=== Task directions ===
Repeat the material verbatim. Images are excluded from the copy.

## begin Data block

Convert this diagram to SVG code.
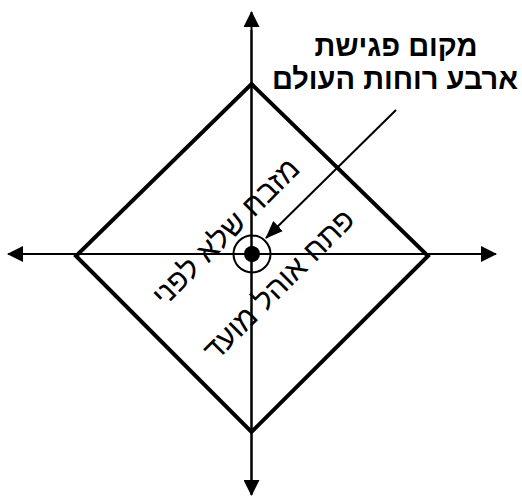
<svg xmlns="http://www.w3.org/2000/svg" width="522" height="496" viewBox="0 0 522 496">
<defs>
<marker id="ah" markerWidth="16" markerHeight="16" viewBox="0 0 16 16" refX="15" refY="8" orient="auto" markerUnits="userSpaceOnUse">
<path d="M0,0 L16,8 L0,16 Z" fill="#000"/>
</marker>
<marker id="ah2" markerWidth="18" markerHeight="14" viewBox="0 0 18 14" refX="17" refY="7" orient="auto" markerUnits="userSpaceOnUse">
<path d="M0,0 L18,7 L0,14 Z" fill="#000"/>
</marker>
</defs>
<style>
.ax{stroke:#000;stroke-width:2;fill:none}
.t{font-family:"Liberation Sans","DejaVu Sans",sans-serif;fill:#000}
.title{font-size:29px;font-weight:bold}
.rot{font-size:30px}
</style>
<rect width="522" height="496" fill="#fff"/>
<g id="connectors">
<line class="ax" x1="251.5" y1="480" x2="251.5" y2="12" marker-end="url(#ah)"/>
<line class="ax" x1="251.5" y1="30" x2="251.5" y2="495" marker-end="url(#ah)"/>
<line class="ax" x1="250" y1="254" x2="8" y2="254" marker-end="url(#ah)"/>
<line class="ax" x1="250" y1="254" x2="496" y2="254" marker-end="url(#ah)"/>
<line class="ax" x1="396" y1="110" x2="266" y2="238" marker-end="url(#ah2)"/>
</g>
<g id="diamond">
<polygon points="251.5,84 428,256 251.5,432 76,256" fill="none" stroke="#000" stroke-width="4" stroke-linejoin="miter"/>
</g>
<g id="center">
<circle cx="252" cy="254" r="18.5" fill="none" stroke="#000" stroke-width="2"/>
<circle cx="252" cy="254" r="8" fill="#000"/>
</g>
<g id="title">
<text class="t title" x="396" y="56" text-anchor="middle" direction="rtl">מקום פגישת</text>
<text class="t title" x="395" y="89" text-anchor="middle" direction="rtl">ארבע רוחות העולם</text>
</g>
<g id="label">
<text class="t rot" text-anchor="middle" direction="rtl" transform="translate(233,239) rotate(-45)">מזבח שלא לפני</text>
<text class="t rot" text-anchor="middle" direction="rtl" transform="translate(286,292) rotate(-45)">פתח אוהל מועד</text>
</g>
</svg>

## end Data block

=== Task response ===
Convert this diagram to SVG code.
<svg xmlns="http://www.w3.org/2000/svg" width="522" height="496" viewBox="0 0 522 496">
<defs>
<marker id="ah" markerWidth="16" markerHeight="16" viewBox="0 0 16 16" refX="15" refY="8" orient="auto" markerUnits="userSpaceOnUse">
<path d="M0,0 L16,8 L0,16 Z" fill="#000"/>
</marker>
<marker id="ah2" markerWidth="18" markerHeight="14" viewBox="0 0 18 14" refX="17" refY="7" orient="auto" markerUnits="userSpaceOnUse">
<path d="M0,0 L18,7 L0,14 Z" fill="#000"/>
</marker>
</defs>
<style>
.ax{stroke:#000;stroke-width:2;fill:none}
.t{font-family:"Liberation Sans","DejaVu Sans",sans-serif;fill:#000}
.title{font-size:29px;font-weight:bold}
.rot{font-size:30px}
</style>
<rect width="522" height="496" fill="#fff"/>
<g id="connectors">
<line class="ax" x1="251.5" y1="480" x2="251.5" y2="12" marker-end="url(#ah)"/>
<line class="ax" x1="251.5" y1="30" x2="251.5" y2="495" marker-end="url(#ah)"/>
<line class="ax" x1="250" y1="254" x2="8" y2="254" marker-end="url(#ah)"/>
<line class="ax" x1="250" y1="254" x2="496" y2="254" marker-end="url(#ah)"/>
<line class="ax" x1="396" y1="110" x2="266" y2="238" marker-end="url(#ah2)"/>
</g>
<g id="diamond">
<polygon points="251.5,84 428,256 251.5,432 76,256" fill="none" stroke="#000" stroke-width="4" stroke-linejoin="miter"/>
</g>
<g id="center">
<circle cx="252" cy="254" r="18.5" fill="none" stroke="#000" stroke-width="2"/>
<circle cx="252" cy="254" r="8" fill="#000"/>
</g>
<g id="title">
<text class="t title" x="396" y="56" text-anchor="middle" direction="rtl">מקום פגישת</text>
<text class="t title" x="395" y="89" text-anchor="middle" direction="rtl">ארבע רוחות העולם</text>
</g>
<g id="label">
<text class="t rot" text-anchor="middle" direction="rtl" transform="translate(233,239) rotate(-45)">מזבח שלא לפני</text>
<text class="t rot" text-anchor="middle" direction="rtl" transform="translate(286,292) rotate(-45)">פתח אוהל מועד</text>
</g>
</svg>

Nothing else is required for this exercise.